Перепуганный ректор, ученый с мировой известностью, профессор, членкор, со всех старческих ног бросился искать своего хозяйственника. Старик даже не спросил, кто он, этот в драповом – искусствовед ли в штатском или просто один из грамотных доброхотов-добровольцев, привыкших по вечерам писать в серьезные учреждения полные вдохновения строки: «Довожу до вашего сведения…»
– Черт возьми, но ведь он знал, чувствовал эту лесть, видел, как перед ним ползают. Воображаю: когда ночью он вызывал для доклада министров, они, разумеется, были спокойны, их волнение выдавали только ширинки, застегнутые на заднице. Ха-ха!
– Не вполне так. Мне известно и другое: Буденный сделал надпись на фотографии, где изображены он, Буденный, и Сталин в годы Гражданской войны: «Создателю Первой Конной». Тогда Сталин усмехнулся и своей рукой приписал: «Действительному создателю Первой конной», – и вернул фотографию.
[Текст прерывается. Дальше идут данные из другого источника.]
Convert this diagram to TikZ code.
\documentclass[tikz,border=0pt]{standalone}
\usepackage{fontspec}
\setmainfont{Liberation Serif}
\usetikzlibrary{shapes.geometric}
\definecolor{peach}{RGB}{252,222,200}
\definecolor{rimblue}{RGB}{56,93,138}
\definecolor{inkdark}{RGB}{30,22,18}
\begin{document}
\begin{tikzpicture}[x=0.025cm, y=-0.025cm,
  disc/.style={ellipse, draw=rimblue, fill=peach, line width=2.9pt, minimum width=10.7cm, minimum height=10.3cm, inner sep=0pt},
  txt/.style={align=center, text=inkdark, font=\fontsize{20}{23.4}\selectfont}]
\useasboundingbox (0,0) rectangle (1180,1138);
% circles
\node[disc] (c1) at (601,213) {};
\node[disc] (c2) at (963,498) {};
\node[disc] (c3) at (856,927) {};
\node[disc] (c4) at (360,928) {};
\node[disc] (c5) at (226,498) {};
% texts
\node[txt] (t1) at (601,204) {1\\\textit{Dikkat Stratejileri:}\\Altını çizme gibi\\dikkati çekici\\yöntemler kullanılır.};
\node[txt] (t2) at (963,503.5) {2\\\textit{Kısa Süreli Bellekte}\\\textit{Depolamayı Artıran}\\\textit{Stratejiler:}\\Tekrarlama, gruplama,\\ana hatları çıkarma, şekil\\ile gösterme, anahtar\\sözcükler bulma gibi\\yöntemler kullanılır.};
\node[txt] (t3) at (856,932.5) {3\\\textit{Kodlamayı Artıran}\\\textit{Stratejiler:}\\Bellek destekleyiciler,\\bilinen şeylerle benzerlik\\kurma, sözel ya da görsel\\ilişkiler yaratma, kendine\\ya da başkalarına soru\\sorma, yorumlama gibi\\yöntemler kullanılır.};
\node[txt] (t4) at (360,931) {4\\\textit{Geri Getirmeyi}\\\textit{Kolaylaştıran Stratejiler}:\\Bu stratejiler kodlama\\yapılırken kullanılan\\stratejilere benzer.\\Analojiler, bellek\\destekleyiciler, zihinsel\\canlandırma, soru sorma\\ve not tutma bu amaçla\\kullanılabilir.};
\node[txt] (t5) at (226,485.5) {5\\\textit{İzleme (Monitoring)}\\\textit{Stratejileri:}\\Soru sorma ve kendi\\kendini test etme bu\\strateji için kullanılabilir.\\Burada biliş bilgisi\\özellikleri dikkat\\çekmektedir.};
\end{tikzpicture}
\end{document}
Нет, лесть он чувствовал, конечно. Ему, как гениальному человеку, надо было пожимать плечами, слыша восторги, но как политик он сознательно не сдерживал почти религиозного поклонения себе. Для проведения своих идей ему нужен был непререкаемый авторитет в народе, укрепляющий его власть. И это помогло ему расправиться со своими политическими противниками. Серьезнейшими противниками, изощреннейшими во всех средствах борьбы. Согласны?
– Да, но страх и любовь к нему. Поклонение и страх, преданность и страх… Как-то одно исключает другое! Или это – Россия?
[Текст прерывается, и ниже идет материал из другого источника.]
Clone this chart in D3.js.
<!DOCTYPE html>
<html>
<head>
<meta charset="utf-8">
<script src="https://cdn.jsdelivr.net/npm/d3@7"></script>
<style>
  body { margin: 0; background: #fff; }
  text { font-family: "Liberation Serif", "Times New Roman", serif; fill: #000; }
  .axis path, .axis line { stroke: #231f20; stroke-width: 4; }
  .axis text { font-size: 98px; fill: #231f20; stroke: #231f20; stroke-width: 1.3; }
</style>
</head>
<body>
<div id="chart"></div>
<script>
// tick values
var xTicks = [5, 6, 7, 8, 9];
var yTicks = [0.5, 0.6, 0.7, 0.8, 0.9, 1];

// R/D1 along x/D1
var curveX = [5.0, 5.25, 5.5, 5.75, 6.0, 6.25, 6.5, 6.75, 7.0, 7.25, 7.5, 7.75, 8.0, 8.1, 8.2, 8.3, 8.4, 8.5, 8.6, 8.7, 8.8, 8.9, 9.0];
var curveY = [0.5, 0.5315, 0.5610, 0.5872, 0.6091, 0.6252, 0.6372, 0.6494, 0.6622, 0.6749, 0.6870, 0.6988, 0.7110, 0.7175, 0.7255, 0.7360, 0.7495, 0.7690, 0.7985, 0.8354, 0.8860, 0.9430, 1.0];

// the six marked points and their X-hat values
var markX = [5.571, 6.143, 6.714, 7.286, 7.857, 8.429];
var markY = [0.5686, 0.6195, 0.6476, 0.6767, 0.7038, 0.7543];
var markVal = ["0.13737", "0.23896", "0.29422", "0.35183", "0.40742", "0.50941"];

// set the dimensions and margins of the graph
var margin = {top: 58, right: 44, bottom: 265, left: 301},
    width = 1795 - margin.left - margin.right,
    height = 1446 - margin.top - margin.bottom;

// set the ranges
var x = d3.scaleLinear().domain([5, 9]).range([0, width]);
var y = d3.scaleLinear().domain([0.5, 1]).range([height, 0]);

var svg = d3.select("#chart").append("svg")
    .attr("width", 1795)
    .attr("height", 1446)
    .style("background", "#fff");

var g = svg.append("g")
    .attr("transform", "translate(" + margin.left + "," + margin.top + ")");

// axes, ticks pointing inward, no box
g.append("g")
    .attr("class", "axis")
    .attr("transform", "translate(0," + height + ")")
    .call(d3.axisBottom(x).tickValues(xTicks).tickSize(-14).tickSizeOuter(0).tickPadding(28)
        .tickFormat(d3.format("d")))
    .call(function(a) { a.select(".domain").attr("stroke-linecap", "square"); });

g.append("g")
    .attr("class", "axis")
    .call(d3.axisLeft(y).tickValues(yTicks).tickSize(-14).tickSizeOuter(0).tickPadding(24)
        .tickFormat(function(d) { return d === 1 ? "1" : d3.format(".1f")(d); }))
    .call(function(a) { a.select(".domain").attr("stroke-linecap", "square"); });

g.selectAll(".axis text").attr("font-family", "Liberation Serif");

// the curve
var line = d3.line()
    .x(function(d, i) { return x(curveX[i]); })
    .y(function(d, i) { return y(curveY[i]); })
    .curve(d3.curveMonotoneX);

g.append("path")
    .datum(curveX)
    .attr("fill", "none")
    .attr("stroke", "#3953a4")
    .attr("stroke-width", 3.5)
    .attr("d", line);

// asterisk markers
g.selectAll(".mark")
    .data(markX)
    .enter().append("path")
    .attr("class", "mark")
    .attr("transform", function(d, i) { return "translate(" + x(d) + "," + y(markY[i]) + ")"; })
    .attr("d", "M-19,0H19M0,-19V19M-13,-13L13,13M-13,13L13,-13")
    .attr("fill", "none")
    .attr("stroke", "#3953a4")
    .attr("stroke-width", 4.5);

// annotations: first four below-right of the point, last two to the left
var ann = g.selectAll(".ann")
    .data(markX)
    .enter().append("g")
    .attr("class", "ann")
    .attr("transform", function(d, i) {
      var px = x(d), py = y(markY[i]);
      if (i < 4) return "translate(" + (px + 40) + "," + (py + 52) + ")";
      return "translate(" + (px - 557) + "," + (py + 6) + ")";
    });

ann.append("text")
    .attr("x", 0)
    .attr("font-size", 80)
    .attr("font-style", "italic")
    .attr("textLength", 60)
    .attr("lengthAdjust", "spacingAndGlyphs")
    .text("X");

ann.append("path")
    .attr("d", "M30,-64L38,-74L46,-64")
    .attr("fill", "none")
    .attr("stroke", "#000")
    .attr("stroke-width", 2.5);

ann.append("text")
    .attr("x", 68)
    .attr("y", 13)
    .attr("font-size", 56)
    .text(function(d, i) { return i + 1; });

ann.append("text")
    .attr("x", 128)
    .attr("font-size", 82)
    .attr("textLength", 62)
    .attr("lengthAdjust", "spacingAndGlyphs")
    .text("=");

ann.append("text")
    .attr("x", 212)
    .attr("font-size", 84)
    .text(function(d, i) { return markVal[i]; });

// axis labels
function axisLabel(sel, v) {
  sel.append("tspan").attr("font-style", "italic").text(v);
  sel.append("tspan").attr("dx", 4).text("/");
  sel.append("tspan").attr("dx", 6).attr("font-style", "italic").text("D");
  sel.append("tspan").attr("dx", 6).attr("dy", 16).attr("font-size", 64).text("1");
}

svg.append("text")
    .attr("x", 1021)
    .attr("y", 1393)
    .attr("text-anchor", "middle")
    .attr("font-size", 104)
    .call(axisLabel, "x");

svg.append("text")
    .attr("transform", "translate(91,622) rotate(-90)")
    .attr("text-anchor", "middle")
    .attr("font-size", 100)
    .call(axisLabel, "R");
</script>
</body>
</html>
– Смею заметить – заблуждаетесь. В любом государстве одно не исключает другое. Страх, связанный с особенностями России, – чушь, простите, собачья! Всюду и везде существует страх перед вождями и перед властью.
– Да, но…
«Но» заключается в одной маленькой, но серьезной истории, которая кое-что может объяснить. В тяжелые дни наступления немцев на Москву в штаб Жукова приехали Сталин, Молотов и Берия. Вошли в кабинет, где над картой работал Жуков. Берия резко спросил: «Почему немцы под Москвой?» Жуков вспылил: «Пока я еще начальник штаба и прошу не мешать мне работать! – и помолчав, добавил: – Прошу выйти из комнаты». Сталин сказал: «По-видимому, мы пришли не вовремя». И они ушли. На другой день, докладывая обстановку Сталину, начальник Генерального штаба Жуков извинился за грубость. Сталин промолчал. Между прочим, иным высоким генералам Сталин говорил иногда раздраженно: «А вы доказывайте свою точку зрения. Вот Жуков. Я ему два слова, а он мне четыре».
– Вот, мол, какой Сталин, широкий, незлопамятный?
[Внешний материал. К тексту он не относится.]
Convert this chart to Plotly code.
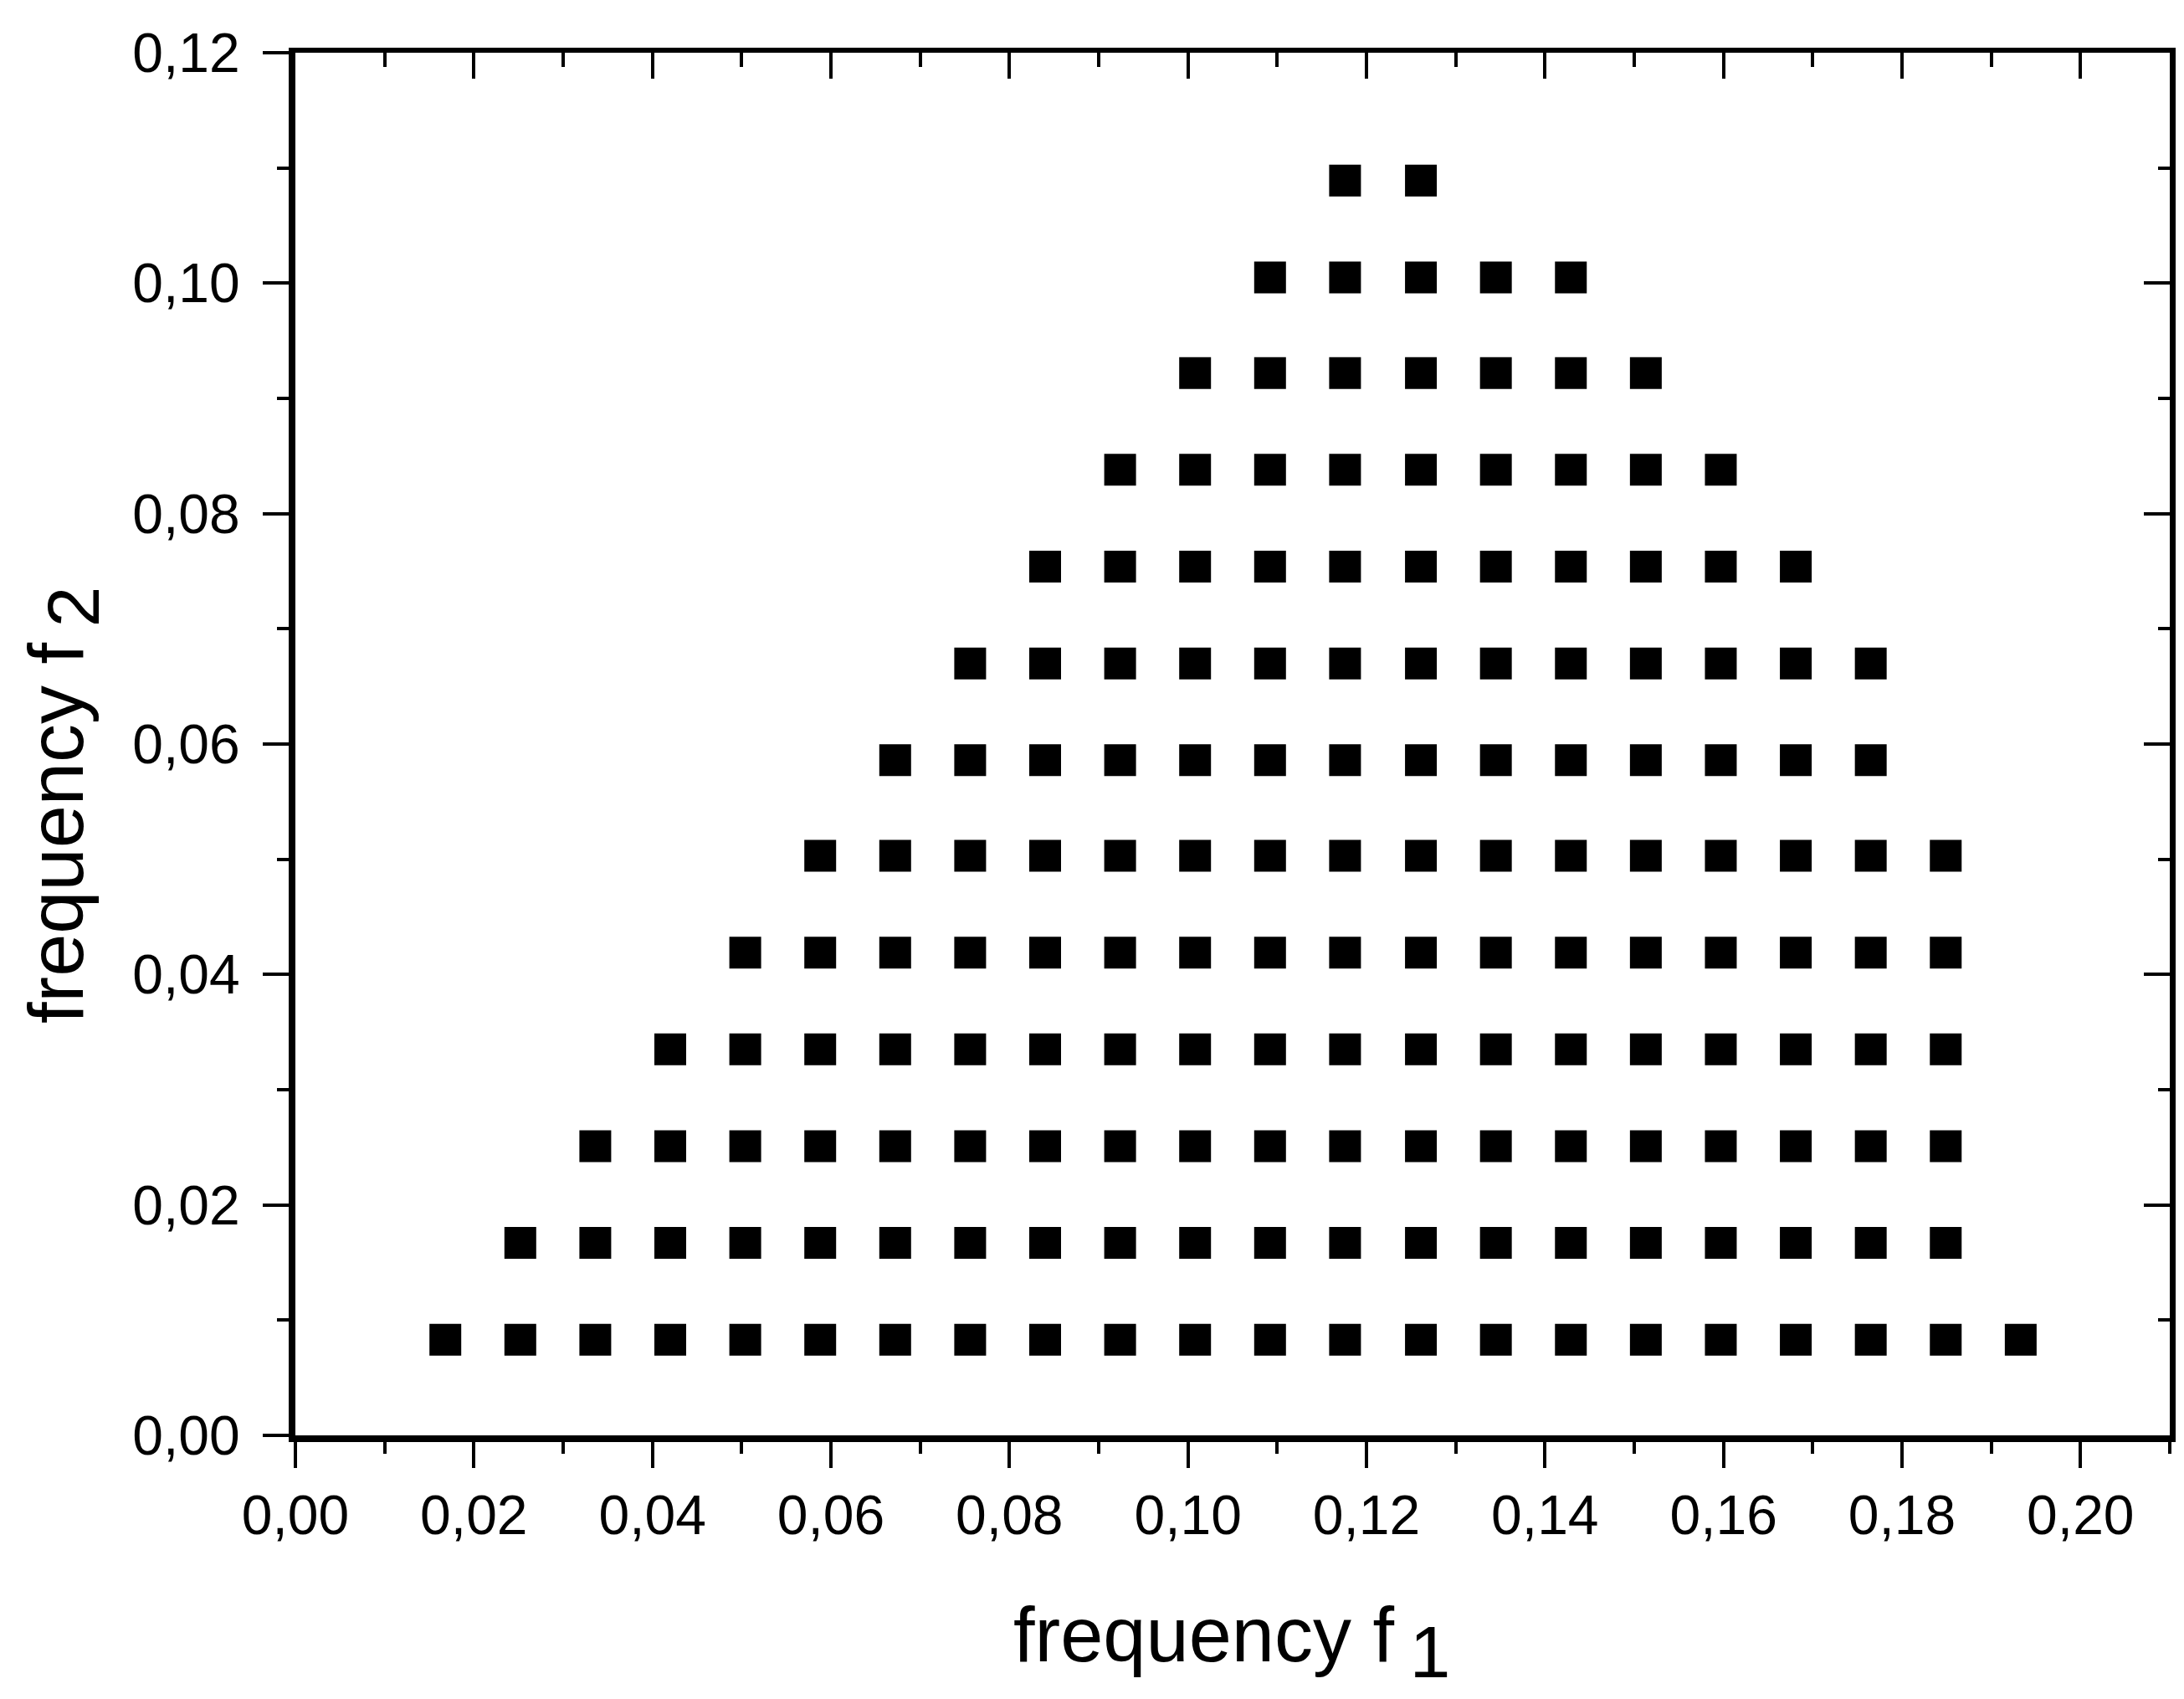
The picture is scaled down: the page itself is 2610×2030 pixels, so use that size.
import plotly.graph_objects as go

# grid of f1 columns and f2 rows
f1_columns = [0.0168, 0.0252, 0.0336, 0.0420, 0.0504, 0.0588, 0.0672, 0.0756,
              0.0840, 0.0924, 0.1008, 0.1092, 0.1176, 0.1261, 0.1345, 0.1429,
              0.1513, 0.1597, 0.1681, 0.1765, 0.1849, 0.1933]
f2_rows = [0.0083, 0.0167, 0.0251, 0.0335, 0.0419, 0.0503, 0.0586,
           0.0670, 0.0754, 0.0838, 0.0922, 0.1005, 0.1089]
# first / last occupied column (index into f1_columns) for every row
row_first_col = [0, 1, 2, 3, 4, 5, 6, 7, 8, 9, 10, 11, 12]
row_last_col = [21, 20, 20, 20, 20, 20, 19, 19, 18, 17, 16, 15, 13]

x_ticks = [0.00, 0.02, 0.04, 0.06, 0.08, 0.10, 0.12, 0.14, 0.16, 0.18, 0.20]
y_ticks = [0.00, 0.02, 0.04, 0.06, 0.08, 0.10, 0.12]

xs, ys = [], []
for row, f2 in enumerate(f2_rows):
    for col in range(row_first_col[row], row_last_col[row] + 1):
        xs.append(f1_columns[col])
        ys.append(f2)

# the page body keeps its 8px margin, so the figure is a bit smaller than the window
W, H = 2594, 2014
L, R, T, B = 345, 9, 55, 307
font = "Liberation Sans, Arial, sans-serif"

fig = go.Figure()
fig.add_trace(go.Scatter(x=xs, y=ys, mode="markers",
                         marker=dict(symbol="square", size=38, color="black",
                                     line=dict(width=0)),
                         showlegend=False))
# same points on the mirror axes so the top/right frame gets drawn
fig.add_trace(go.Scatter(x=xs, y=ys, mode="markers", xaxis="x2", yaxis="y2",
                         marker=dict(symbol="square", size=38, color="black", opacity=0),
                         hoverinfo="skip", showlegend=False))

axis_common = dict(showgrid=False, zeroline=False, color="black", automargin=False,
                   tickcolor="black", tickwidth=4, ticklen=31)

fig.update_layout(
    width=W, height=H,
    margin=dict(l=L, r=R, t=T, b=B),
    paper_bgcolor="white", plot_bgcolor="white",
    separators=", ",
    font=dict(family=font, color="black"),
    xaxis=dict(range=[0, 0.21], tickvals=x_ticks, tickformat=".2f",
               ticks="outside", showline=True, linewidth=8, linecolor="black",
               tickfont=dict(size=66, family=font), ticklabelstandoff=0,
               minor=dict(dtick=0.01, ticks="outside", ticklen=14, tickwidth=4,
                          tickcolor="black"),
               **axis_common),
    yaxis=dict(range=[0, 0.12], tickvals=y_ticks, tickformat=".2f",
               ticks="outside", showline=True, linewidth=8, linecolor="black",
               tickfont=dict(size=66, family=font), ticklabelstandoff=14,
               minor=dict(dtick=0.01, ticks="outside", ticklen=14, tickwidth=4,
                          tickcolor="black"),
               **axis_common),
    xaxis2=dict(range=[0, 0.21], tickvals=x_ticks, overlaying="x", side="top",
                anchor="y", ticks="inside", showline=True, linewidth=6,
                linecolor="black", showticklabels=False,
                minor=dict(dtick=0.01, ticks="inside", ticklen=17, tickwidth=4,
                           tickcolor="black"),
                **axis_common),
    yaxis2=dict(range=[0, 0.12], tickvals=y_ticks, overlaying="y", side="right",
                anchor="x", ticks="inside", showline=True, linewidth=7,
                linecolor="black", showticklabels=False,
                minor=dict(dtick=0.01, ticks="inside", ticklen=14, tickwidth=4,
                           tickcolor="black"),
                **axis_common),
)

plot_w = W - L - R
plot_h = H - T - B
sub = "\u2009<sub><span style='font-size:88px'>{}</span></sub>"
fig.add_annotation(text="frequency f" + sub.format("1"), xref="paper", yref="paper",
                   x=(1464 - L) / plot_w, y=(H - B - 1954) / plot_h,
                   xanchor="center", yanchor="middle", showarrow=False,
                   font=dict(size=92, family=font, color="black"))
fig.add_annotation(text="frequency f" + sub.format("2"), xref="paper", yref="paper",
                   x=(68 - L) / plot_w, y=(H - B - 954) / plot_h,
                   xanchor="center", yanchor="middle", showarrow=False,
                   textangle=-90,
                   font=dict(size=92, family=font, color="black"))

fig.write_html("out.html")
– Понимайте, как хотите. Но слава Жукова в войну бесподобна и непререкаема. Солдатская и народная слава. И здесь не был в стороне Сталин. Здесь не было ни ревности, ни зависти. Он был выше этого, что бы о нем не писала пресса. Наша милая, чудесная, правдивая перестроечная и постперестроечная пресса.
– Вы сталинист?
– Нет, я не сталинист, не хрущевец, не брежневец, не ельцинист и не альпинист. Я рядовой историк, знающий, что такое демократия после девяносто первого года. Поэтому не хочу ходить по горам экскрементов, наваленных на нашу историю ненавистниками России.
– Я не желаю больше с вами разговаривать. Это мракобесие!..
– Сделайте одолжение. Что касается мракобесия, то я перехватываю брошенную в меня гранату и бросаю ее в вашу сторону, начиненную тем же смыслом. Извините за неуважительность.
Разговоры с Твардовским
Когда в редакции «Нового мира» познакомили с ним, он показался мне нелюдимым, угрюмоватым, без выражения глядевшим как бы сквозь людей своими светлыми глазами на одутловатом лице. Тогда, в редакции, он хвалил мои военные повести и как-то непоследовательно поругивал «Тишину», не совсем понятно, почему раздраженный сценой ареста («Вы пишете не о тридцать седьмом годе, а о сорок девятом, такого не было») и недовольный «постельными сценами» в романе («Зачем вы разрушаете русский реализм?»). В общем, у него было впечатление, что «Тишину» я сочинил после первых повестей, следуя успеху, слишком быстро: литературную торопливость он терпеть не мог. Я объяснил, что работал над романом три года, и запальчиво не согласился с его претензиями к любовной коллизии (Сергей – Нина, Ася – Константин) и особенно с его утверждением, что на дворе в сорок девятом году другие были времена, поэтому «трагическая история тридцатых годов не могла произойти с отцом Сергея Вохминцева». И сразу мое несогласие еще больше раздражило его. Он стал говорить горячее, я тоже начал горячиться, и чем упрямее возражал, тем яснее становилось мне – роман из редакции я, конечно, возьму… Но когда кончился наш накаленный разговор, он встал, начал надевать плащ, потом несколько смущенно повернулся от вешалки, протянул руку, прощаясь, сказал: «Я подумаю еще. И вы подумайте. Может быть, завтра я возьму все свои замечания обратно. В вашем романе есть блистательные сцены, о которых я не говорил».